Directions —
Reproduce exactly the lines below, from the first one through the line containing "(sepL) -- (sepR);", and omit any pictures.

--- begin ---

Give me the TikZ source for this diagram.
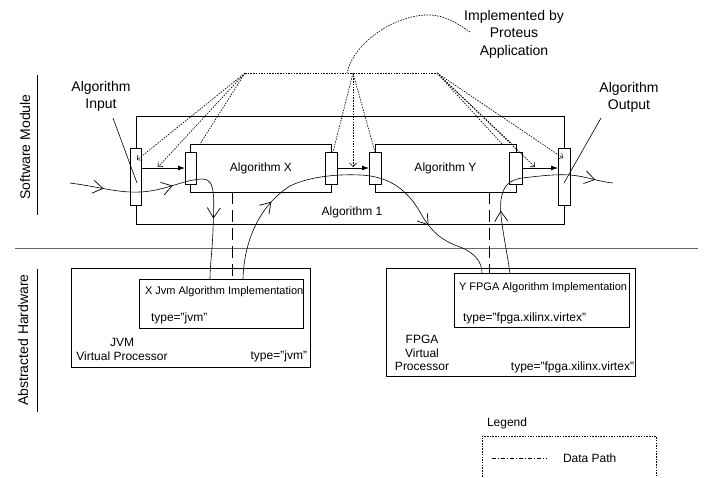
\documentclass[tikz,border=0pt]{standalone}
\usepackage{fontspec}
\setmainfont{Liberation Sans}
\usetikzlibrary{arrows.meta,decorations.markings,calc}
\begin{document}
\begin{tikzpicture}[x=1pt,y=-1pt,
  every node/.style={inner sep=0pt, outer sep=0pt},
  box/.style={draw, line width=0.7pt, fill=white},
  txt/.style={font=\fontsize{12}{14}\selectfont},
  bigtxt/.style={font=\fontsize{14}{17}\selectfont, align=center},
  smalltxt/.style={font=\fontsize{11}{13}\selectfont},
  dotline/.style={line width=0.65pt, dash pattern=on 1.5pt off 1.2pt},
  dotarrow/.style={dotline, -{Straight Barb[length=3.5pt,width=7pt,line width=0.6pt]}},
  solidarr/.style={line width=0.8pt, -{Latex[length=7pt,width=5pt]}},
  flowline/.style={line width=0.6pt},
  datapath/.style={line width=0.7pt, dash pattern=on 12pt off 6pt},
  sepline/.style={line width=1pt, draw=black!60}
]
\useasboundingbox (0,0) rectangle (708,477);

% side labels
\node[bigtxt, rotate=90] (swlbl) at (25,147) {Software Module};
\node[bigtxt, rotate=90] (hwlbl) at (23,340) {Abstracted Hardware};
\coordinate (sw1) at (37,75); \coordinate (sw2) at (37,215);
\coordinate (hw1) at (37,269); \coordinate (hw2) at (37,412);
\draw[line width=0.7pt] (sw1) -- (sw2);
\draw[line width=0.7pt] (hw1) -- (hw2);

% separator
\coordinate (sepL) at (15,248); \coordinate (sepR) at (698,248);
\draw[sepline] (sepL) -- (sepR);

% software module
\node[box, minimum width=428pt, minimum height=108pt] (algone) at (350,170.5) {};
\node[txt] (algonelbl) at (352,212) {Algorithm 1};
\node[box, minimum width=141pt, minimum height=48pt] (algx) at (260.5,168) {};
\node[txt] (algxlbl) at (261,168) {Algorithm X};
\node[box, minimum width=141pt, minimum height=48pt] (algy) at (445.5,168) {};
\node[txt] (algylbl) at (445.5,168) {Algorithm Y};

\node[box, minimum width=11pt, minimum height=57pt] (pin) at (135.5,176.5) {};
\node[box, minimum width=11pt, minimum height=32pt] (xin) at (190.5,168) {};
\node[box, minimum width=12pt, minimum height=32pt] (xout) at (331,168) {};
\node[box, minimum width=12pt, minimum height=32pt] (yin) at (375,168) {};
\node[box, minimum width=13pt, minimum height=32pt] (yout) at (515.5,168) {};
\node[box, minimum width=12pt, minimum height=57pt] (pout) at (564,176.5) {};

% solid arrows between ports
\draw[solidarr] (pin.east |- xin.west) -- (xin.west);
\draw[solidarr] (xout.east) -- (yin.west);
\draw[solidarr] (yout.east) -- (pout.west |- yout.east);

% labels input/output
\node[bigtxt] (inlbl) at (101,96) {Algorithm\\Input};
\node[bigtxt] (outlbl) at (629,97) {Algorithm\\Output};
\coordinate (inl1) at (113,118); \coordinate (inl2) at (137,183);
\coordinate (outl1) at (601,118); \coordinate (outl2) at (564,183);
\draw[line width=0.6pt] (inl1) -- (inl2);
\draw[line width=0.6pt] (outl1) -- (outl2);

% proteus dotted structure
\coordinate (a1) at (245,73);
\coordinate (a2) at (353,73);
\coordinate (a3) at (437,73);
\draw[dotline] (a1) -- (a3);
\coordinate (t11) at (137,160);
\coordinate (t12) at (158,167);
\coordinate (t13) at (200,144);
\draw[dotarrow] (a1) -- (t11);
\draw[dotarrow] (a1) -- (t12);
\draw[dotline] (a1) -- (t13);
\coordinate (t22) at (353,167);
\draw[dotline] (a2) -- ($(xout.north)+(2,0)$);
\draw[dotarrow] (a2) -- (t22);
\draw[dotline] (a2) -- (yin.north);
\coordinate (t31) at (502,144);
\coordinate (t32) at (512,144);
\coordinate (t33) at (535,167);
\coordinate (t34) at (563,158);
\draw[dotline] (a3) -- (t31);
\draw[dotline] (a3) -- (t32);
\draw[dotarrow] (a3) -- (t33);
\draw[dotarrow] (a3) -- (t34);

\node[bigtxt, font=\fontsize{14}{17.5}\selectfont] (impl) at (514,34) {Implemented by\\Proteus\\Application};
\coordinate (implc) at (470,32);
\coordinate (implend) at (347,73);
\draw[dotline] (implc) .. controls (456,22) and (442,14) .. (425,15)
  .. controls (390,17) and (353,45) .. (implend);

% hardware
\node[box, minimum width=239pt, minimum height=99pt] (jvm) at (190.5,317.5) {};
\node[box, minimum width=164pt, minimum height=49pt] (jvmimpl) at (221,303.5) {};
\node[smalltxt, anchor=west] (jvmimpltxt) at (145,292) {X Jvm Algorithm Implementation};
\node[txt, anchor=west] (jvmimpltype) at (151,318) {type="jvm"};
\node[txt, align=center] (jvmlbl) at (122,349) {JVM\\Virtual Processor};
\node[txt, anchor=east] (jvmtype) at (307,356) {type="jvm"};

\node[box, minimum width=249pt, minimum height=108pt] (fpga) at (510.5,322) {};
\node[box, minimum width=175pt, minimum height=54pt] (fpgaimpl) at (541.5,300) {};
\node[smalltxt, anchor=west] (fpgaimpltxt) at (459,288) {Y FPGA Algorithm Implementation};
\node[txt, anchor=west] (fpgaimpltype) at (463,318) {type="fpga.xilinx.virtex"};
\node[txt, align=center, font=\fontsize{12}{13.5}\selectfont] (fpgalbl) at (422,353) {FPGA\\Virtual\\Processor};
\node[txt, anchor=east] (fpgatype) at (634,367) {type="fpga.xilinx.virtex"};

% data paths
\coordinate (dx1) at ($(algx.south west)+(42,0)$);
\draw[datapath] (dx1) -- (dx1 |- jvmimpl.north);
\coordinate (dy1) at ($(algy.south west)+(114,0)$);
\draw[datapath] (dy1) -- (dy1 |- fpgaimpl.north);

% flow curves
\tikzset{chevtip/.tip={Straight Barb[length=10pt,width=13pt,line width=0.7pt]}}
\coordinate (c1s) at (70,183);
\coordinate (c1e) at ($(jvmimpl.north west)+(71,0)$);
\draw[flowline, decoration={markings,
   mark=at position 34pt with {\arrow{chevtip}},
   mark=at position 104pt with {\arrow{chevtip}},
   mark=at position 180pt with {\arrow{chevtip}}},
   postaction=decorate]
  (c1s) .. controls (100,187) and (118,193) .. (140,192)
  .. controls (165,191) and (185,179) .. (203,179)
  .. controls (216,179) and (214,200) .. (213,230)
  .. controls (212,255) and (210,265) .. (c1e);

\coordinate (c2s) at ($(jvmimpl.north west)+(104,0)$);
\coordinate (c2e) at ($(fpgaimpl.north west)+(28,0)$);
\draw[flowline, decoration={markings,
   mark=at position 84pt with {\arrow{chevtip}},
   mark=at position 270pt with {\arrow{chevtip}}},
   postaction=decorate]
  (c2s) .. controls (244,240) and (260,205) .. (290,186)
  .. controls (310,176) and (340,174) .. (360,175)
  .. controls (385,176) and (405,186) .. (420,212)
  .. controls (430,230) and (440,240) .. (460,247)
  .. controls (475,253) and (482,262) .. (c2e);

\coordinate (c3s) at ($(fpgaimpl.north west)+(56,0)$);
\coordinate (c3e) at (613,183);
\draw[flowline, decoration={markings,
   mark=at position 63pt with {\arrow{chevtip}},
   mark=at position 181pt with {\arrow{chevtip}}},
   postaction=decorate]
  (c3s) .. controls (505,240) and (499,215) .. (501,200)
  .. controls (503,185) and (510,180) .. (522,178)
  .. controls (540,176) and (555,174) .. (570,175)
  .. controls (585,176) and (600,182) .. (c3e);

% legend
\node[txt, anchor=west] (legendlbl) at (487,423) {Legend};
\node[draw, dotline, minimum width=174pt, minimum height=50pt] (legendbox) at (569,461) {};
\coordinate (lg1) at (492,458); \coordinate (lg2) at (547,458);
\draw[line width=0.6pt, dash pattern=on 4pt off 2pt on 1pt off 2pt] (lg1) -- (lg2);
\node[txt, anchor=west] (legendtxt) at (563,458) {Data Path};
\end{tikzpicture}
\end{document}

--- end ---

Written solution —
Give me the TikZ source for this diagram.
\documentclass[tikz,border=0pt]{standalone}
\usepackage{fontspec}
\setmainfont{Liberation Sans}
\usetikzlibrary{arrows.meta,decorations.markings,calc}
\begin{document}
\begin{tikzpicture}[x=1pt,y=-1pt,
  every node/.style={inner sep=0pt, outer sep=0pt},
  box/.style={draw, line width=0.7pt, fill=white},
  txt/.style={font=\fontsize{12}{14}\selectfont},
  bigtxt/.style={font=\fontsize{14}{17}\selectfont, align=center},
  smalltxt/.style={font=\fontsize{11}{13}\selectfont},
  dotline/.style={line width=0.65pt, dash pattern=on 1.5pt off 1.2pt},
  dotarrow/.style={dotline, -{Straight Barb[length=3.5pt,width=7pt,line width=0.6pt]}},
  solidarr/.style={line width=0.8pt, -{Latex[length=7pt,width=5pt]}},
  flowline/.style={line width=0.6pt},
  datapath/.style={line width=0.7pt, dash pattern=on 12pt off 6pt},
  sepline/.style={line width=1pt, draw=black!60}
]
\useasboundingbox (0,0) rectangle (708,477);

% side labels
\node[bigtxt, rotate=90] (swlbl) at (25,147) {Software Module};
\node[bigtxt, rotate=90] (hwlbl) at (23,340) {Abstracted Hardware};
\coordinate (sw1) at (37,75); \coordinate (sw2) at (37,215);
\coordinate (hw1) at (37,269); \coordinate (hw2) at (37,412);
\draw[line width=0.7pt] (sw1) -- (sw2);
\draw[line width=0.7pt] (hw1) -- (hw2);

% separator
\coordinate (sepL) at (15,248); \coordinate (sepR) at (698,248);
\draw[sepline] (sepL) -- (sepR);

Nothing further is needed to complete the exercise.